Conclusion.  The Act removes many obstacles to a fiduciary’s access to digital assets.[29]  Given the prevalence of digital assets, Montana attorneys can expect to be called upon to draft wills, trusts, and powers of attorney consistent with their client’s intentions regarding access to digital assets and privacy rights.  If their clients wish their fiduciaries to have access to the content of their electronic communications, express provisions should be included in clients’ wills, trusts and powers of attorney.  Separate documents identifying important accounts and linking those accounts to the user should also be prepared.  Further, care should be taken to examine any online tool a client may have utilized.     



[1]Mont. Code Ann. § 72-31-401 et seq.  Senator Mary McNally was the primary sponsor of S.B. 118, the Revised Uniform Fiduciary Access to Digital Assets Act (2015).  Senator Nels Swandal and Representative Jeff Essmann co-sponsored the bill.

[2] 18 U.S.C. § 2701 et seq.

[3] 18 U.S.C. § 1030.

[4] Compare Mont. Code Ann. § 72-31-406 with Mont. Code Ann. § 72-31-407 concerning deceased users, Mont. Code Ann. § 72-31-408 with Mont. Code Ann. § 72-31-409 concerning powers of attorney, and Mont. Code Ann. § 72-31-411 with Mont. Code Ann. § 72-31-412 concerning trusts.

[5] See Mont. Code Ann. § 72-31-402(4). 

[6] Terms-of-service agreements, also known as “terms of use” agreements, are drafted by custodians and set forth the rules by which a user must agree in order to use the internet service.  Sometimes these agreements are in the form of a disclaimer.  As noted by the Uniform Law Commission in its comment to the definition found in section 2 of the Act, “It refers to any agreement that controls the relationship between a user and a custodian, even though it might be called a terms-of-use agreement, a click-wrap agreement, a click-through license, or a similar term.”  http://www.uniformlaws.org/shared/docs/Fiduciary%20Access%20to%20Digital%20Assets/2015_RUFADAA_Final%20Act_2016mar8.pdf.

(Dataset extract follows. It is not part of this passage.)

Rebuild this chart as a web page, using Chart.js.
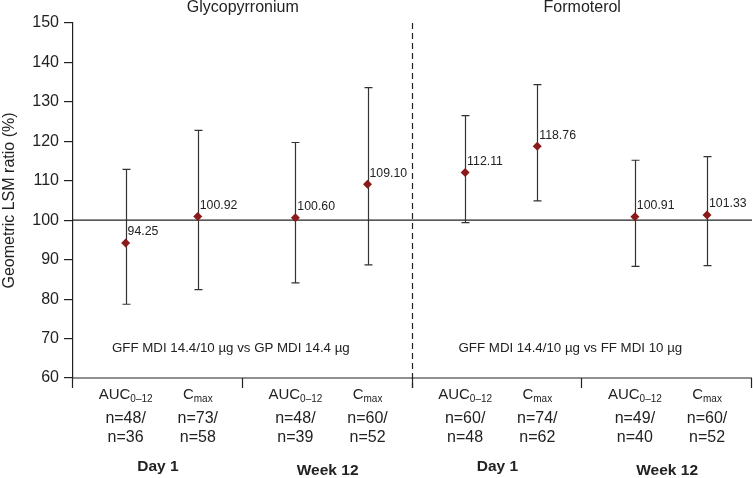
<!DOCTYPE html>
<html>
<head>
<meta charset="utf-8">
<script src="https://cdn.jsdelivr.net/npm/chart.js@4/dist/chart.umd.min.js"></script>
<style>
  html, body { margin: 0; padding: 0; background: #fff; }
  #wrap { width: 753px; height: 478px; }
</style>
</head>
<body>
<div id="wrap"><canvas id="myChart"></canvas></div>
<script>
// data
const panels = ['Glycopyrronium', 'Formoterol']
const comparisons = ['GFF MDI 14.4/10 µg vs GP MDI 14.4 µg', 'GFF MDI 14.4/10 µg vs FF MDI 10 µg']
const visits = ['Day 1', 'Week 12', 'Day 1', 'Week 12']
const measures = ['AUC', 'C', 'AUC', 'C', 'AUC', 'C', 'AUC', 'C']
const measureSubs = ['0–12', 'max', '0–12', 'max', '0–12', 'max', '0–12', 'max']
const nTop = ['n=48/', 'n=73/', 'n=48/', 'n=60/', 'n=60/', 'n=74/', 'n=49/', 'n=60/']
const nBottom = ['n=36', 'n=58', 'n=39', 'n=52', 'n=48', 'n=62', 'n=40', 'n=52']
const lsmRatio = [94.25, 100.92, 100.60, 109.10, 112.11, 118.76, 100.91, 101.33]
const ciLow = [78.7, 82.4, 84.1, 88.7, 99.4, 104.9, 88.3, 88.5]
const ciHigh = [112.9, 122.8, 119.7, 133.6, 126.5, 134.4, 115.2, 116.1]
const yTicks = [60, 70, 80, 90, 100, 110, 120, 130, 140, 150]

const FONT = '"Liberation Sans", Arial, Helvetica, sans-serif'
const INK = '#222'

// each visit is one unit wide on x; the two measures sit inside it
function xFor(i)
{
  return Math.floor(i / 2) + (i % 2 ? 0.735 : 0.31)
}

const points = lsmRatio.map(function(v, i){ return { x: xFor(i), y: v } })

const extras = {
  id: 'extras',
  beforeDatasetsDraw: function(chart)
  {
    const ctx = chart.ctx
    const x = chart.scales.x
    const y = chart.scales.y
    const area = chart.chartArea
    ctx.save()
    ctx.strokeStyle = INK
    ctx.lineWidth = 1.2

    // reference line at 100
    ctx.beginPath()
    ctx.moveTo(area.left, y.getPixelForValue(100))
    ctx.lineTo(area.right, y.getPixelForValue(100))
    ctx.stroke()

    // bottom axis with group ticks
    ctx.beginPath()
    ctx.moveTo(area.left, area.bottom)
    ctx.lineTo(area.right, area.bottom)
    for (let g = 0; g <= visits.length; g++) {
      const gx = Math.round(x.getPixelForValue(g)) - 0.5
      ctx.moveTo(gx, area.bottom)
      ctx.lineTo(gx, area.bottom + 10)
    }
    ctx.stroke()

    // dashed divider between panels
    const mid = Math.round(x.getPixelForValue(2)) - 0.5
    ctx.setLineDash([6, 4])
    ctx.beginPath()
    ctx.moveTo(mid, area.top)
    ctx.lineTo(mid, area.bottom + 10)
    ctx.stroke()
    ctx.setLineDash([])

    // confidence interval bars
    ctx.strokeStyle = '#333'
    points.forEach(function(p, i){
      const px = Math.round(x.getPixelForValue(p.x)) + 0.5
      const lo = y.getPixelForValue(ciLow[i])
      const hi = y.getPixelForValue(ciHigh[i])
      ctx.beginPath()
      ctx.moveTo(px, lo)
      ctx.lineTo(px, hi)
      ctx.moveTo(px - 4, lo)
      ctx.lineTo(px + 4, lo)
      ctx.moveTo(px - 4, hi)
      ctx.lineTo(px + 4, hi)
      ctx.stroke()
    })
    ctx.restore()
  },
  afterDatasetsDraw: function(chart)
  {
    const ctx = chart.ctx
    const x = chart.scales.x
    const y = chart.scales.y
    const area = chart.chartArea
    ctx.save()
    ctx.fillStyle = INK

    // value labels
    ctx.font = '12.3px ' + FONT
    ctx.textAlign = 'left'
    ctx.textBaseline = 'middle'
    points.forEach(function(p, i){
      ctx.fillText(lsmRatio[i].toFixed(2), x.getPixelForValue(p.x) + 2, y.getPixelForValue(p.y) - 11)
    })

    // panel titles
    ctx.font = '16px ' + FONT
    ctx.textAlign = 'center'
    ctx.fillText(panels[0], x.getPixelForValue(1), 8)
    ctx.fillText(panels[1], x.getPixelForValue(3), 8)

    // comparison notes
    ctx.font = '13.3px ' + FONT
    ctx.fillText(comparisons[0], x.getPixelForValue(0.93), y.getPixelForValue(67.6))
    ctx.fillText(comparisons[1], x.getPixelForValue(2.93), y.getPixelForValue(67.6))

    // category labels under the axis
    points.forEach(function(p, i){
      const cx = x.getPixelForValue(p.x)
      ctx.font = '15px ' + FONT
      const w1 = ctx.measureText(measures[i]).width
      ctx.font = '10px ' + FONT
      const w2 = ctx.measureText(measureSubs[i]).width
      const start = cx - (w1 + w2) / 2
      ctx.textAlign = 'left'
      ctx.font = '15px ' + FONT
      ctx.fillText(measures[i], start, area.bottom + 17)
      ctx.font = '10px ' + FONT
      ctx.fillText(measureSubs[i], start + w1, area.bottom + 21)

      ctx.textAlign = 'center'
      ctx.font = '16px ' + FONT
      ctx.fillText(nTop[i], cx, area.bottom + 41)
      ctx.fillText(nBottom[i], cx, area.bottom + 60)
    })

    ctx.font = 'bold 15.5px ' + FONT
    visits.forEach(function(v, g){
      ctx.fillText(v, x.getPixelForValue(g + 0.5), area.bottom + (g % 2 ? 93 : 89))
    })
    ctx.restore()
  }
}

const ctx = document.getElementById('myChart').getContext('2d')
const chart = new Chart(ctx, {
  type: 'scatter',
  data: {
    datasets: [{
      data: points,
      pointStyle: 'rectRot',
      pointRadius: 4.5,
      backgroundColor: '#8b1a1a',
      borderColor: '#8b1a1a',
      borderWidth: 0
    }]
  },
  options: {
    responsive: true,
    maintainAspectRatio: false,
    animation: false,
    layout: { autoPadding: false, padding: { top: 23, left: 0, right: 1, bottom: 100 } },
    plugins: {
      legend: { display: false },
      tooltip: { enabled: false }
    },
    scales: {
      x: { type: 'linear', min: 0, max: visits.length, display: false },
      y: {
        min: yTicks[0],
        max: yTicks[yTicks.length - 1],
        afterBuildTicks: function(scale){ scale.ticks = yTicks.map(function(v){ return { value: v } }) },
        afterFit: function(scale){ scale.width = 73 },
        ticks: { color: INK, padding: 5, font: { size: 16, family: FONT } },
        grid: { drawOnChartArea: false, drawTicks: true, tickLength: 9, color: INK, lineWidth: 1.2 },
        border: { display: true, color: INK, width: 1.2 },
        title: {
          display: true,
          text: 'Geometric LSM ratio (%)',
          color: INK,
          padding: 0,
          font: { size: 16, family: FONT }
        }
      }
    }
  },
  plugins: [extras]
})
</script>
</body>
</html>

[7] See Mont. Code Ann. § 72-31-402(16). 

[8] For example, Facebook provides an online tool.  By clicking through “settings,” “security,” and then “legacy contact,” a user can “choose a friend” to have access to the user’s account.  Alternatively, the user can request that his account be deleted.  Google provides users a similar choice.   One must click through “my account,” “personal inform & privacy” – “assign an account trustee,” “inactive account manager,” and “add trusted contact.”  Or one can “optionally delete account.”   

[9] Mont. Code Ann. § 72-31-403. 

[10] Mont. Code Ann. § 72-31-406(4). 

[11] See Mont. Code Ann. §§ 72-31-410, 72-31-411, and 72-31-412. 

[12] Mont. Code Ann. § 72-31-410. 

[13] Mont. Code Ann. § 72-31-412. 

[14] Mont. Code Ann. § 72-31-411. 

[15] Mont. Code Ann. § 72-31-409. 

[16] Mont. Code Ann. § 72-31-408. 

[18] Mont. Code Ann. § 72-31-413(1). 

[19] Mont. Code Ann. § 72-31-413(2). 

[20] Mont. Code Ann. §§ 72-31-406 and 72-31-407.

[21] Mont. Code Ann. §§ 72-31-408 and 72-31-409.

[22] Mont. Code Ann. §§ 72-31-411 and 72-31-412.

[23] Mont. Code Ann. § 72-31-413.

[24] See Mont. Code Ann. §§ 72-31-406(5), 72-31-407(4), 72-31-408(4), 72-31-409(4), 72-31-411(4), 72-31-412(4) and 72-31-413(2)(c).  

[25] Mont. Code Ann. § 72-31-406(5)(c).  

[26] Mont. Code Ann. § 72-31-405 fully describes other procedural aspects for the custodian’s disclosure of digital assets. 

[27] Mont. Code Ann. § 72-31-415.

[28] See § 20(3) of S.B. 118.  That section is not codified in Title 72, Chapter 31 Mont. Code Ann. 

[29] As we all know, personal representatives have long been able to manage and distribute a decedent’s writings stored in filing cabinets and photographs found in albums.  Now these personal representatives may be able to manage and distribute documents and photos stored in the cloud.